Some employers, particularly non-profits, are wondering if they are excluded from the requirements of the new law since they either have no commercial activity or a nominal amount of commercial activity. This is a valid question. Before an entire organization is subject to the FLSA, there must be “enterprise coverage” which is triggered when a business, whether profit or non-profit, has $500,000 of commercial activity. For a for-profit business, all gross revenue is commercial activity, while for a non-profit business, commercial activity occurs when the non-profit sells products or services. Many non-profits give away their products and services, so they do not have any commercial activity. Technically, for “enterprise coverage” to occur, there must also be at least some “interstate commerce” occurring, but this simply means that your business has at least some products purchased or services used that have come from out-of-state.

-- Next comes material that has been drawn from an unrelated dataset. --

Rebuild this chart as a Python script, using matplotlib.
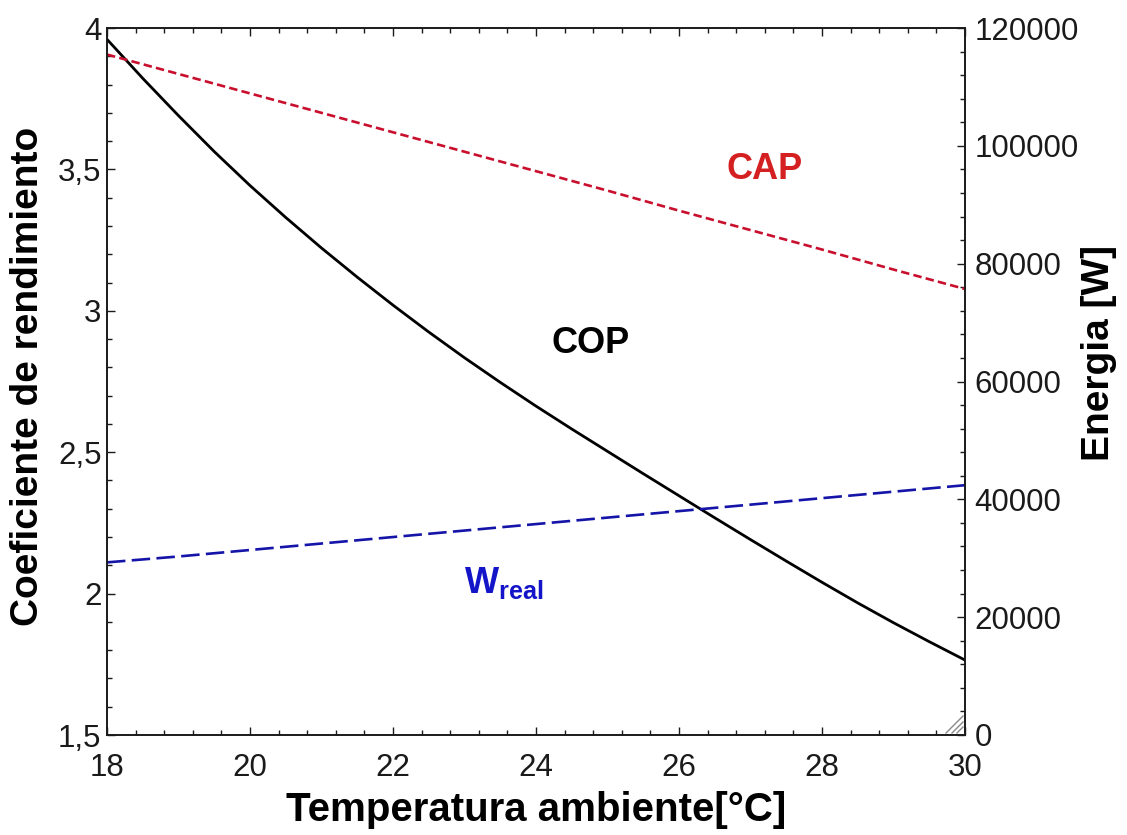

However, be aware that even if the entire organization is not subject to FLSA, that certain employees within an organization might be covered by the FLSA. This is known as “individual coverage.” “Individual coverage” applies to only specific employees that are doing certain types of work activities. The types of work activities that trigger coverage are those that involve “interstate commerce.” “Interstate commerce” is occurring merely by making or receiving telephone calls from another state, conducting business via the US mail, and purchasing products that are shipped from another state. Anyone doing any kind of office work would likely be engaged in “interstate commerce”. This type of work must be done more than sporadically, but as a regular part of their jobs.
Here is the final nail in the proverbial coffin – if the FLSA does not apply, the Michigan wage laws apply. The Michigan wage statute does not currently contain the same requirements as the federal statute, but it soon will. In the meantime, the State is going to enforce it the same way. In other words, if the employee isn’t protected by FLSA, they will be covered by the Michigan statute, which will be enforced the same as the FLSA.
The bottom line is just plan on complying with the new FLSA salary basis tests since if the FLSA doesn’t apply, Michigan’s law does and they will be enforced the same. However, through some careful planning, the impact of these new rules can be minimized. It is a good idea to have a FLSA expert review your compensation arrangements since there are a lot of tricks and traps in the wage laws.